MIAMI - Papers purporting to be FBI reports linking associates of music mogul Sean "Diddy" Combs to a 1994 attack on rapper Tupac Shakur appear to be fakes, the agency said Friday. The documents had been cited in recent Los Angeles Times and Associated Press stories.
James Sabatino, a convicted con man who is serving a federal prison sentence for fraud, filed the documents last fall in Miami federal court as part of a $19 million lawsuit against Combs, claiming Combs never paid him for arranging a recording and video session by the late Notorious B.I.G.
The documents purported to be an FBI agent's reports on interviews conducted in 2002 of confidential informants linking Sabatino and associates of Combs to the 1994 shooting of Shakur in New York City.
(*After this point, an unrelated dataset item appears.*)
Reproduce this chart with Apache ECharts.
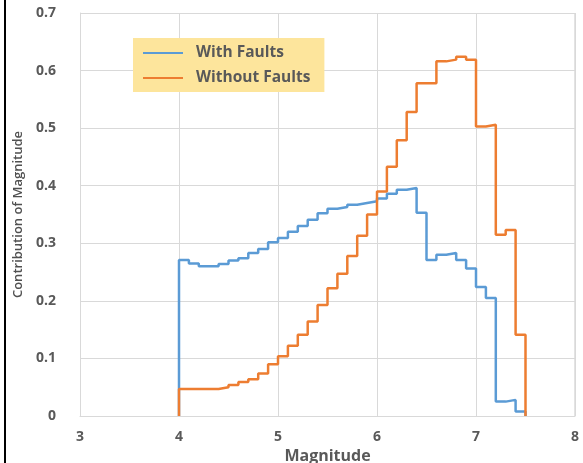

The shooting triggered a feud between East and West Coast rappers that later led to the killings of Shakur and Notorious B.I.G. None of the shootings have been solved.
"We have no record of these documents in our system," Agent Stephen Kodak said. "They don't appear to be legitimate." He said no decision has been made on whether to investigate the documents and their origin.
The Times used the documents as a basis for a story earlier this month linking Combs' associates to the first attack on Shakur. The newspaper apologized Wednesday for the story. The AP quoted from the documents when they were filed. It issued a corrective Friday.
The Web site The Smoking Gun first reported this week that the documents appeared to be fakes. The reports were written on a typewriter, not a computer, and contained misspellings identical to ones Sabatino made in other documents, its report pointed out.
Sabatino, 31, has a long history of falsely claiming to be a major player in the rap industry and perpetrating other frauds. He is currently serving an 11-year sentence for identity theft and fraud at a federal prison in Pennsylvania. His father once said in a letter to a judge that his son "is a disturbed young man who needed attention like a drug."
Howard L. Weitzman, Combs' attorney, said his client and Sabatino never had a business relationship.
"It should be clear that Mr. Sabatino has a vivid imagination, to say the least, and his credibility quotient is zero," Weitzman said in an e-mail.
Sabatino's lawsuit against Combs remains pending. No trial date has been set. Calls to the attorney he claims is representing him have not been returned.